Fluktuasi emosi yang dialami remaja juga dapat membuat mereka lebih rentan terhadap pengaruh negatif. Stres, kecemasan, atau ketidakpuasan dengan diri sendiri dapat mendorong remaja untuk mencari pelarian, dan terkadang pelarian tersebut datang melalui perilaku yang kurang pantas. Bahasa kasar bisa menjadi salah satu cara untuk mengekspresikan emosi yang terpendam atau rasa frustrasi yang mereka alami.
Selain itu, penting untuk dicatat bahwa lingkungan di sekitar remaja---termasuk media sosial, program televisi, dan konten yang mereka konsumsi---juga memainkan peran besar dalam membentuk perilaku dan cara berkomunikasi mereka. Ketika remaja terpapar pada konten yang menormalisasi bahasa kasar dan perilaku tidak sopan, mereka mungkin menganggapnya sebagai hal yang wajar dan mengikutinya tanpa mempertimbangkan konsekuensinya.
Oleh karena itu, penting bagi pendidik, orang tua, dan pengurus pesantren untuk menyadari dinamika emosional ini dan memberikan pendekatan yang tepat dalam mendidik remaja. Edukasi mengenai dampak dari penggunaan bahasa yang tidak pantas, diskusi terbuka tentang perasaan dan tekanan yang mereka alami, serta penguatan nilai-nilai akhlak yang baik dapat membantu remaja untuk lebih memahami diri mereka dan mengembangkan cara berkomunikasi yang lebih positif. Melalui pendekatan yang suportif, remaja dapat dibimbing untuk menemukan identitas mereka tanpa harus mengorbankan nilai-nilai moral yang penting.
4. Kurangnya Pemahaman tentang Agama
Meskipun pondok pesantren berfokus pada pendidikan agama dan pengembangan akhlak, tidak semua santri mampu memahami secara mendalam nilai-nilai agama yang berkaitan dengan akhlak dan etika. Ada beberapa faktor yang dapat menjelaskan fenomena ini.
a. Metode Pengajaran yang Beragam
Metode pengajaran yang diterapkan di pesantren bisa bervariasi. Beberapa pesantren mungkin lebih menekankan pada hafalan teks dan pembelajaran kognitif, tanpa memberi penekanan yang cukup pada pemahaman praktis dan aplikasi nilai-nilai tersebut dalam kehidupan sehari-hari. Jika santri tidak diajarkan bagaimana menerapkan ajaran agama dalam konteks kehidupan mereka, pemahaman mereka tentang akhlak dan etika dapat menjadi dangkal dan tidak terinternalisasi dengan baik.

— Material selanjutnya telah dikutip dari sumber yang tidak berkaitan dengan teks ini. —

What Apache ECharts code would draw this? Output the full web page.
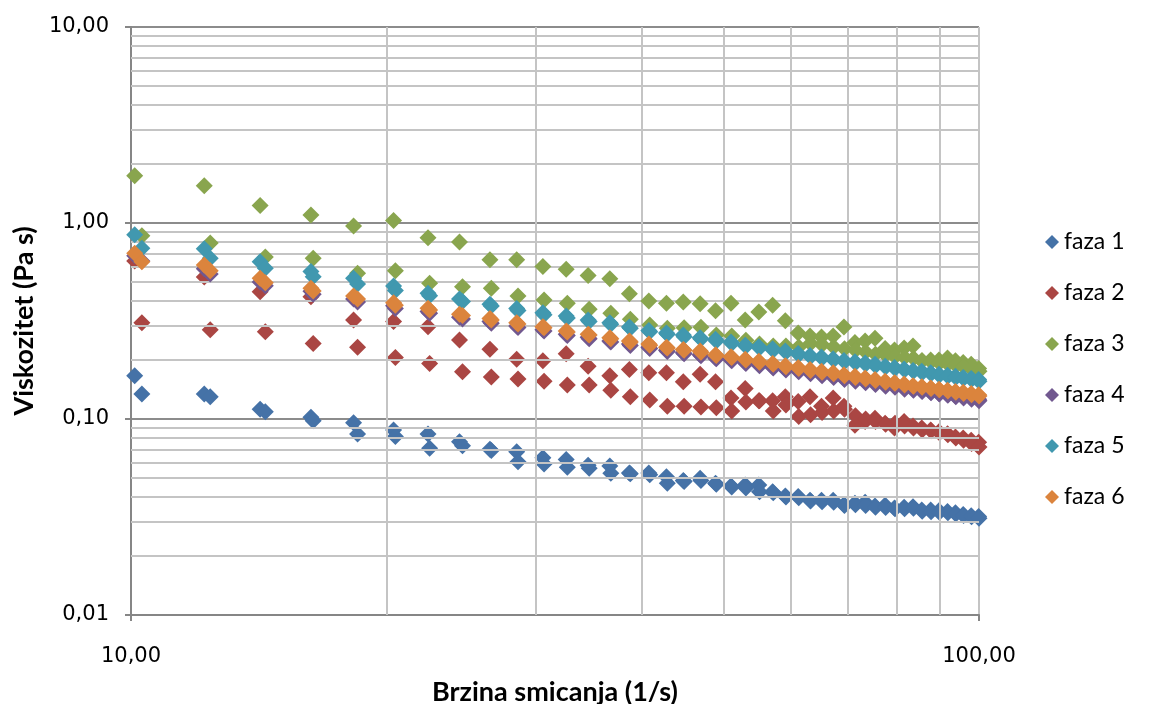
<!DOCTYPE html>
<html>
<head>
<meta charset="utf-8">
<title>Viskozitet</title>
<script src="https://cdn.jsdelivr.net/npm/echarts@6/dist/echarts.min.js"></script>
<style>
  html, body { margin: 0; padding: 0; background: #fff; }
  #chart { width: 1152px; height: 704px; }
</style>
</head>
<body>
<div id="chart"></div>
<script>
// brzina smicanja (1/s), dva prolaza mjerenja
var shearRateA = [10.1, 12.2, 14.2, 16.3, 18.3, 20.4, 22.4, 24.4, 26.5, 28.5, 30.6, 32.6, 34.6, 36.7, 38.7, 40.8, 42.8, 44.8, 46.9, 48.9, 51.0, 53.0, 55.0, 57.1, 59.1, 61.2, 63.2, 65.2, 67.3, 69.3, 71.4, 73.4, 75.4, 77.5, 79.5, 81.6, 83.6, 85.6, 87.7, 89.7, 91.8, 93.8, 95.8, 97.9, 99.9];
var shearRateB = [10.3, 12.4, 14.4, 16.4, 18.5, 20.5, 22.5, 24.6, 26.6, 28.6, 30.7, 32.7, 34.7, 36.8, 38.8, 40.9, 42.9, 44.9, 47.0, 49.0, 51.1, 53.1, 55.1, 57.2, 59.2, 61.3, 63.3, 65.3, 67.4, 69.4, 71.5, 73.5, 75.5, 77.6, 79.6, 81.7, 83.7, 85.7, 87.8, 89.8, 91.9, 93.9, 95.9, 98.0, 100.0];

// viskozitet (Pa s)
var faza1A = [0.166, 0.134, 0.112, 0.102, 0.0957, 0.0879, 0.0838, 0.0766, 0.070, 0.068, 0.0635, 0.0622, 0.058, 0.0575, 0.053, 0.053, 0.0508, 0.0485, 0.0499, 0.047, 0.0455, 0.0461, 0.0461, 0.0426, 0.0405, 0.0402, 0.0385, 0.0385, 0.0385, 0.0365, 0.0372, 0.0376, 0.036, 0.0363, 0.0352, 0.0355, 0.0357, 0.0343, 0.0343, 0.034, 0.0337, 0.0332, 0.0326, 0.0321, 0.0318];
var faza1B = [0.134, 0.130, 0.109, 0.098, 0.0838, 0.0813, 0.0709, 0.073, 0.069, 0.0606, 0.059, 0.0567, 0.056, 0.0528, 0.0525, 0.052, 0.047, 0.048, 0.0485, 0.0465, 0.045, 0.0445, 0.0426, 0.042, 0.040, 0.0396, 0.0382, 0.0378, 0.0376, 0.0362, 0.0365, 0.0362, 0.0355, 0.0354, 0.0348, 0.0348, 0.035, 0.0338, 0.0336, 0.0334, 0.0332, 0.0328, 0.0322, 0.0317, 0.0312];
var faza2A = [0.64, 0.53, 0.446, 0.42, 0.32, 0.314, 0.296, 0.253, 0.227, 0.202, 0.198, 0.215, 0.186, 0.166, 0.179, 0.172, 0.172, 0.155, 0.169, 0.155, 0.128, 0.143, 0.124, 0.124, 0.13, 0.123, 0.13, 0.116, 0.128, 0.116, 0.093, 0.097, 0.101, 0.095, 0.09, 0.097, 0.092, 0.09, 0.088, 0.086, 0.084, 0.081, 0.08, 0.078, 0.076];
var faza2B = [0.31, 0.285, 0.279, 0.243, 0.232, 0.206, 0.192, 0.174, 0.164, 0.16, 0.156, 0.149, 0.149, 0.14, 0.13, 0.125, 0.116, 0.116, 0.115, 0.114, 0.11, 0.122, 0.124, 0.11, 0.118, 0.103, 0.105, 0.108, 0.11, 0.112, 0.104, 0.1, 0.097, 0.094, 0.095, 0.092, 0.09, 0.088, 0.087, 0.085, 0.083, 0.08, 0.078, 0.075, 0.072];
var faza3A = [1.74, 1.55, 1.23, 1.10, 0.965, 1.03, 0.84, 0.80, 0.65, 0.65, 0.60, 0.58, 0.54, 0.52, 0.435, 0.40, 0.39, 0.395, 0.387, 0.357, 0.389, 0.32, 0.352, 0.38, 0.317, 0.275, 0.265, 0.262, 0.265, 0.295, 0.246, 0.25, 0.258, 0.229, 0.225, 0.23, 0.236, 0.198, 0.2, 0.2, 0.205, 0.198, 0.194, 0.19, 0.181];
var faza3B = [0.86, 0.79, 0.67, 0.66, 0.554, 0.571, 0.492, 0.473, 0.464, 0.424, 0.405, 0.389, 0.363, 0.346, 0.323, 0.302, 0.29, 0.292, 0.294, 0.268, 0.265, 0.252, 0.241, 0.236, 0.236, 0.233, 0.243, 0.239, 0.233, 0.228, 0.224, 0.22, 0.214, 0.212, 0.208, 0.206, 0.204, 0.198, 0.196, 0.193, 0.191, 0.188, 0.185, 0.18, 0.175];
var faza4A = [0.68, 0.585, 0.50, 0.448, 0.41, 0.378, 0.354, 0.33, 0.314, 0.298, 0.285, 0.271, 0.261, 0.25, 0.241, 0.232, 0.224, 0.218, 0.213, 0.205, 0.2, 0.194, 0.189, 0.184, 0.18, 0.176, 0.172, 0.168, 0.165, 0.161, 0.158, 0.155, 0.152, 0.149, 0.147, 0.144, 0.142, 0.139, 0.137, 0.135, 0.133, 0.131, 0.13, 0.128, 0.126];
var faza4B = [0.64, 0.55, 0.478, 0.433, 0.395, 0.366, 0.346, 0.324, 0.308, 0.293, 0.281, 0.267, 0.257, 0.247, 0.237, 0.229, 0.221, 0.215, 0.21, 0.203, 0.198, 0.192, 0.187, 0.182, 0.178, 0.174, 0.17, 0.166, 0.163, 0.159, 0.156, 0.153, 0.15, 0.147, 0.145, 0.142, 0.14, 0.138, 0.136, 0.134, 0.132, 0.13, 0.128, 0.126, 0.124];
var faza5A = [0.87, 0.74, 0.635, 0.565, 0.522, 0.477, 0.438, 0.41, 0.385, 0.366, 0.348, 0.335, 0.32, 0.31, 0.295, 0.283, 0.275, 0.268, 0.26, 0.255, 0.247, 0.238, 0.234, 0.228, 0.222, 0.216, 0.211, 0.207, 0.203, 0.199, 0.196, 0.193, 0.19, 0.186, 0.183, 0.18, 0.177, 0.175, 0.172, 0.169, 0.167, 0.165, 0.163, 0.161, 0.159];
var faza5B = [0.743, 0.66, 0.587, 0.532, 0.489, 0.452, 0.425, 0.398, 0.377, 0.358, 0.34, 0.328, 0.314, 0.304, 0.29, 0.279, 0.271, 0.263, 0.256, 0.25, 0.243, 0.235, 0.23, 0.224, 0.219, 0.213, 0.208, 0.204, 0.2, 0.196, 0.193, 0.19, 0.187, 0.184, 0.181, 0.178, 0.175, 0.172, 0.17, 0.167, 0.165, 0.163, 0.161, 0.159, 0.156];
var faza6A = [0.70, 0.61, 0.522, 0.465, 0.424, 0.392, 0.367, 0.342, 0.326, 0.31, 0.296, 0.281, 0.271, 0.26, 0.25, 0.241, 0.232, 0.226, 0.222, 0.213, 0.208, 0.202, 0.197, 0.192, 0.187, 0.183, 0.179, 0.175, 0.172, 0.168, 0.165, 0.162, 0.159, 0.156, 0.153, 0.151, 0.148, 0.146, 0.144, 0.142, 0.14, 0.138, 0.137, 0.135, 0.133];
var faza6B = [0.635, 0.571, 0.496, 0.45, 0.41, 0.38, 0.36, 0.337, 0.32, 0.305, 0.292, 0.278, 0.268, 0.257, 0.247, 0.238, 0.23, 0.224, 0.219, 0.211, 0.206, 0.2, 0.195, 0.19, 0.185, 0.181, 0.177, 0.173, 0.17, 0.166, 0.163, 0.16, 0.157, 0.154, 0.152, 0.149, 0.147, 0.145, 0.143, 0.141, 0.139, 0.137, 0.135, 0.133, 0.131];

var seriesNames = ["faza 1", "faza 2", "faza 3", "faza 4", "faza 5", "faza 6"];
var seriesColors = ["#4572A7", "#AA4643", "#89A54E", "#71588F", "#4198AF", "#DB843D"];

// pomocne linije mreze (2..9 u svakoj dekadi)
var minorGridY = [0.02, 0.03, 0.04, 0.05, 0.06, 0.07, 0.08, 0.09, 0.2, 0.3, 0.4, 0.5, 0.6, 0.7, 0.8, 0.9, 2, 3, 4, 5, 6, 7, 8, 9];
var minorGridX = [20, 30, 40, 50, 60, 70, 80, 90];

function pairs(xs, ys) {
  var out = [];
  for (var i = 0; i < ys.length; i++) {
    out.push([xs[i], ys[i]]);
  }
  return out;
}

function fmt(v) {
  return Number(v).toFixed(2).replace(".", ",");
}

var sweeps = [
  [faza1A, faza1B], [faza2A, faza2B], [faza3A, faza3B],
  [faza4A, faza4B], [faza5A, faza5B], [faza6A, faza6B]
];

var series = [];

// mreza kao markLine da ide kroz skale osi
series.push({
  name: "grid",
  type: "scatter",
  data: [],
  silent: true,
  z: 1,
  markLine: {
    silent: true,
    animation: false,
    symbol: ["none", "none"],
    label: { show: false },
    lineStyle: { color: "#c4c4c4", width: 2, type: "solid" },
    emphasis: { disabled: true },
    data: minorGridY.map(function (v) { return { yAxis: v }; })
      .concat(minorGridX.map(function (v) { return { xAxis: v }; }))
  }
});

sweeps.forEach(function (s, i) {
  series.push({
    name: seriesNames[i],
    type: "scatter",
    symbol: "diamond",
    symbolSize: 17,
    clip: false,
    z: 3 + i,
    itemStyle: { color: seriesColors[i], opacity: 1 },
    data: pairs(shearRateA, s[0]).concat(pairs(shearRateB, s[1]))
  });
});

var myChart = echarts.init(document.getElementById("chart"));
var option = {
  animation: false,
  backgroundColor: "#ffffff",
  color: seriesColors,
  grid: {
    left: 131,
    right: 173,
    top: 27,
    bottom: 89,
    containLabel: false,
    outerBoundsMode: "none"
  },
  legend: {
    data: seriesNames,
    orient: "vertical",
    left: 1040,
    top: 225,
    icon: "diamond",
    itemWidth: 14,
    itemHeight: 14,
    itemGap: 27,
    textStyle: {
      fontFamily: "Lato",
      fontSize: 23,
      lineHeight: 24,
      color: "#000"
    }
  },
  xAxis: {
    type: "log",
    logBase: 10,
    min: 10,
    max: 100,
    name: "Brzina smicanja (1/s)",
    nameLocation: "middle",
    nameGap: 64,
    nameTextStyle: {
      fontFamily: "Lato",
      fontWeight: "bold",
      fontSize: 27,
      color: "#000"
    },
    axisLine: { show: true, lineStyle: { color: "#868686", width: 2 } },
    axisTick: { show: true, inside: false, length: 6, lineStyle: { color: "#868686", width: 2 } },
    axisLabel: {
      formatter: fmt,
      margin: 31,
      fontFamily: "DejaVu Sans",
      fontSize: 21,
      color: "#000"
    },
    splitLine: { show: true, lineStyle: { color: "#c4c4c4", width: 2 } }
  },
  yAxis: {
    type: "log",
    logBase: 10,
    min: 0.01,
    max: 10,
    name: "Viskozitet (Pa s)",
    nameLocation: "middle",
    nameGap: 87,
    nameRotate: 90,
    nameTextStyle: {
      fontFamily: "Lato",
      fontWeight: "bold",
      fontSize: 27,
      color: "#000"
    },
    axisLine: { show: true, lineStyle: { color: "#868686", width: 2 } },
    axisTick: { show: true, inside: false, length: 6, lineStyle: { color: "#868686", width: 2 } },
    axisLabel: {
      formatter: fmt,
      margin: 22,
      fontFamily: "DejaVu Sans",
      fontSize: 21,
      color: "#000"
    },
    splitLine: { show: true, lineStyle: { color: "#8c8c8c", width: 2 } }
  },
  series: series
};
myChart.setOption(option);
</script>
</body>
</html>
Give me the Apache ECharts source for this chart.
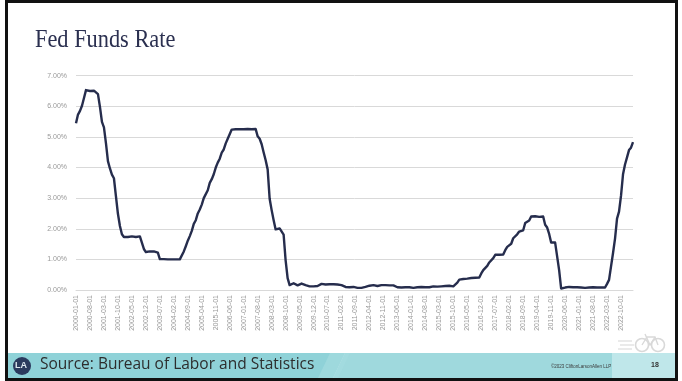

b. Kurangnya Pendekatan Kontekstual
Nilai-nilai agama sering kali disampaikan dalam bentuk teori yang terpisah dari konteks kehidupan sehari-hari. Tanpa adanya keterkaitan antara teori dan praktik, santri mungkin kesulitan untuk melihat relevansi nilai-nilai tersebut dalam interaksi sosial mereka. Misalnya, ajaran tentang sopan santun dan penghormatan kepada orang lain mungkin tidak sepenuhnya dipahami jika tidak ada contoh konkret atau diskusi yang menjelaskan bagaimana hal tersebut dapat diterapkan dalam situasi nyata.
c. Pengaruh Lingkungan Sosial
Lingkungan sosial di luar pesantren juga berperan penting dalam membentuk pemahaman santri tentang akhlak dan etika. Jika santri terpapar pada norma-norma yang berbeda, seperti perilaku teman sebaya yang tidak sesuai dengan ajaran agama, mereka mungkin akan bingung atau terpengaruh untuk mengikuti norma-norma tersebut. Dalam situasi ini, meskipun mereka belajar tentang nilai-nilai agama, pengaruh dari lingkungan sosial dapat mengaburkan pemahaman dan penerapan akhlak yang baik.